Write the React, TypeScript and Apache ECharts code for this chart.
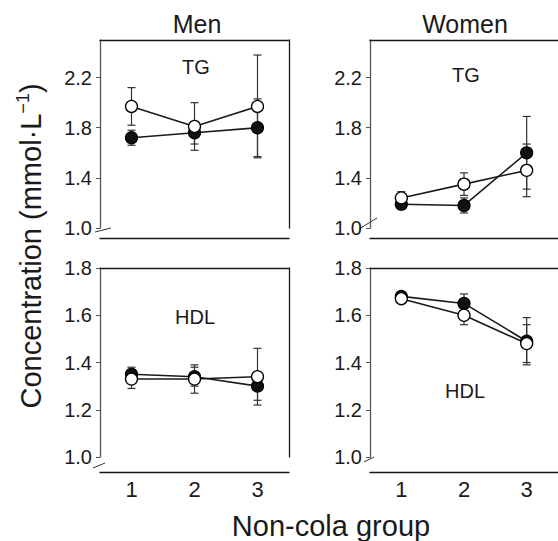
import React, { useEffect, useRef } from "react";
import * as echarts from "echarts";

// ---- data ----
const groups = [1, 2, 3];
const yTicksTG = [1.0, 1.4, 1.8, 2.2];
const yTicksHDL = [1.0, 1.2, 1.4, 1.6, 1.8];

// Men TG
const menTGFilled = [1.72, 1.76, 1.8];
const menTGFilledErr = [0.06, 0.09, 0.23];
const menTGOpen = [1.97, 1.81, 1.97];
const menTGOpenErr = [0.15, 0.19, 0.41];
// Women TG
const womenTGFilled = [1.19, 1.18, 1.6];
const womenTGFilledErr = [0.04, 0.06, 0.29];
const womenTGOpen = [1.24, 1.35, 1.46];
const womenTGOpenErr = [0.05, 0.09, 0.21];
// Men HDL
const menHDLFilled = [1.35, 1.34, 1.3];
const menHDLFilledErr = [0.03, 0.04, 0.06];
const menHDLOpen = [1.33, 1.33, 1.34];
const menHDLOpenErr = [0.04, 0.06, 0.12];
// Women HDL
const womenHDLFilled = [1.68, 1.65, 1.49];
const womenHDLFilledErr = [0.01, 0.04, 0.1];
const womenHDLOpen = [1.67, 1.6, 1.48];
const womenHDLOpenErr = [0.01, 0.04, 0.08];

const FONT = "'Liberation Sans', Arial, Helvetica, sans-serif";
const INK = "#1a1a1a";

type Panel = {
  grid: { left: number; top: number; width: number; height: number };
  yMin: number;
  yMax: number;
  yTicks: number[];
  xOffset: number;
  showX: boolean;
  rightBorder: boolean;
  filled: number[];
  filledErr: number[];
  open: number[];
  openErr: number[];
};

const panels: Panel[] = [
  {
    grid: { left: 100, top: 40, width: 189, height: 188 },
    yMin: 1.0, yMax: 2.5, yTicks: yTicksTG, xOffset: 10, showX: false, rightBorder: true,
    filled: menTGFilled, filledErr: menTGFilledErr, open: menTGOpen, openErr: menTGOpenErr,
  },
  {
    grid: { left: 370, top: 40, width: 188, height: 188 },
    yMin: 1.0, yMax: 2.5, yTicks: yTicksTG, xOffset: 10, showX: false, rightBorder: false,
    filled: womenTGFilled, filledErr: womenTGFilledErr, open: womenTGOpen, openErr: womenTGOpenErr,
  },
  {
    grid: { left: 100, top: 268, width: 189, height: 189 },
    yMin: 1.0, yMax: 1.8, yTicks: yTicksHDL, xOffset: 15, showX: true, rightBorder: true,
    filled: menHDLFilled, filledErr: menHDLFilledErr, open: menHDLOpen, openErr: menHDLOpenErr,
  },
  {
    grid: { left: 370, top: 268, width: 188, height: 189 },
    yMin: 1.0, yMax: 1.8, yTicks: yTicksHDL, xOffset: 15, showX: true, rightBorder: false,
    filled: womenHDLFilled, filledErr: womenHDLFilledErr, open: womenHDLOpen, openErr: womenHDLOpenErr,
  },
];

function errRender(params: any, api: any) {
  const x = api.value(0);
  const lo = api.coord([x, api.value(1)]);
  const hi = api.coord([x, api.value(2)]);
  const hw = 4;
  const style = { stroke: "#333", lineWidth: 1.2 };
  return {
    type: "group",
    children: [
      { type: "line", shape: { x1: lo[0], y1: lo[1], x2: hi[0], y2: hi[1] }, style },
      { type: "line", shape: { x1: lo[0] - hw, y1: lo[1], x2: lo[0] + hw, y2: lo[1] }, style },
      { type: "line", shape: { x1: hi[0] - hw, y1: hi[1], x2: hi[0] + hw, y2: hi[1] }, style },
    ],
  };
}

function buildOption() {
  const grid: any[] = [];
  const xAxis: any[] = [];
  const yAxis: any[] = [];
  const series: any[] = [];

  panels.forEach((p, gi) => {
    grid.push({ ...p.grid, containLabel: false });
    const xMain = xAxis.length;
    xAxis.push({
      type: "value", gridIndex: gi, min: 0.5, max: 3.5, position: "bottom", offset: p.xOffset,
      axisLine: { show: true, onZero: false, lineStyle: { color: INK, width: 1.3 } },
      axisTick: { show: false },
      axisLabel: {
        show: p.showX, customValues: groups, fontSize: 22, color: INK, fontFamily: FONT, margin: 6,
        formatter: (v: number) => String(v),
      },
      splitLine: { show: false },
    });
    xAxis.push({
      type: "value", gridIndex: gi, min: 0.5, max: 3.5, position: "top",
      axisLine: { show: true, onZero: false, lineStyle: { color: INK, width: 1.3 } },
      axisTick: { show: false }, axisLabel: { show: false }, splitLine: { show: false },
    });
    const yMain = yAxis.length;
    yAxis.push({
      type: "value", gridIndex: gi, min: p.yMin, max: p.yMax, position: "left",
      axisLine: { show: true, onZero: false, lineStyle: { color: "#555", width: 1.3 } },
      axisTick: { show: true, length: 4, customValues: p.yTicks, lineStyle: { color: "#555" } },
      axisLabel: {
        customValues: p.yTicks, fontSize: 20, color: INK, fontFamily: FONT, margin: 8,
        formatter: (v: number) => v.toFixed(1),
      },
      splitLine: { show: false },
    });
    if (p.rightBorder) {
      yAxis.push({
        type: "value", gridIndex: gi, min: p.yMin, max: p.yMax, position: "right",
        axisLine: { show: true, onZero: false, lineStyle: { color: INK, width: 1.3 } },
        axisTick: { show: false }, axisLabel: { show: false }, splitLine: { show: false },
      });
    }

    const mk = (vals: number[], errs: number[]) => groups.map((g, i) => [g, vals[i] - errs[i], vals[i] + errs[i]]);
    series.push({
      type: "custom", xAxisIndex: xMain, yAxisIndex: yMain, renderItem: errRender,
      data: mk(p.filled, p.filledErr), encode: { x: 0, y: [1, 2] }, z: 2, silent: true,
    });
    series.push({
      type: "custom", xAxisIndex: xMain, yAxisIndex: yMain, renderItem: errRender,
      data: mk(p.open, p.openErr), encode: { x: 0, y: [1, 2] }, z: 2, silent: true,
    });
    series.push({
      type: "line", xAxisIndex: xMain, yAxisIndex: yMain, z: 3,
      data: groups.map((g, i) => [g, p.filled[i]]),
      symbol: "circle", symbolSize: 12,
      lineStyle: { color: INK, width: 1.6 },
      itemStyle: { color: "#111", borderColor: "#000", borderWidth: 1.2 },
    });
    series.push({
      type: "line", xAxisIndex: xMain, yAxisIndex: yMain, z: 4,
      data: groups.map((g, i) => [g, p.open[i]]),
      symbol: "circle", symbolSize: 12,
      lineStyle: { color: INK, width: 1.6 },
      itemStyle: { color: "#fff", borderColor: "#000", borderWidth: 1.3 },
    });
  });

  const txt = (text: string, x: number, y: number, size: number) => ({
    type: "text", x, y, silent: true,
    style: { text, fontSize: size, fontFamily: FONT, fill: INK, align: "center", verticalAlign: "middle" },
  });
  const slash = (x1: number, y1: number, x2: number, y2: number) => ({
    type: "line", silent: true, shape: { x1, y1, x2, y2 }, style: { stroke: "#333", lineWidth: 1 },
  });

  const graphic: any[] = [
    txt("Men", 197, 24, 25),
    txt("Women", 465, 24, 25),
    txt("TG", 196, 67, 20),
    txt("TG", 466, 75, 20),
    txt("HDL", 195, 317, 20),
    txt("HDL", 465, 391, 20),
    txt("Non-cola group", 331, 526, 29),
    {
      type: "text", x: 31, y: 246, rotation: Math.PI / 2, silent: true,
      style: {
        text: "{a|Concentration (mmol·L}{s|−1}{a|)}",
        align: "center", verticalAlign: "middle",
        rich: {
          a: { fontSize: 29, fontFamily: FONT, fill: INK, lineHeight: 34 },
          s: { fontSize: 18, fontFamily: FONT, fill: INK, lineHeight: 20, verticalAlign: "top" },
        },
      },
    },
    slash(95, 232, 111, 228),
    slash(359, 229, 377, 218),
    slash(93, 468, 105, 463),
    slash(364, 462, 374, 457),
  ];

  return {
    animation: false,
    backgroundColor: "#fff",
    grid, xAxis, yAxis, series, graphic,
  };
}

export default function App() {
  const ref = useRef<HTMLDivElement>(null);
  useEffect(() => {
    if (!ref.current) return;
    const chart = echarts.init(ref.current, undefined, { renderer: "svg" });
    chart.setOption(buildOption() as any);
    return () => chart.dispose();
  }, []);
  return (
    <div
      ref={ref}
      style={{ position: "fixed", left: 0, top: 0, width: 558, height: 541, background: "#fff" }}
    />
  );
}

****************************************

(What you have to do)
Filter the listing above by the word "React"; copy each line that passes.

(Solved problem)
Write the React, TypeScript and Apache ECharts code for this chart.
import React, { useEffect, useRef } from "react";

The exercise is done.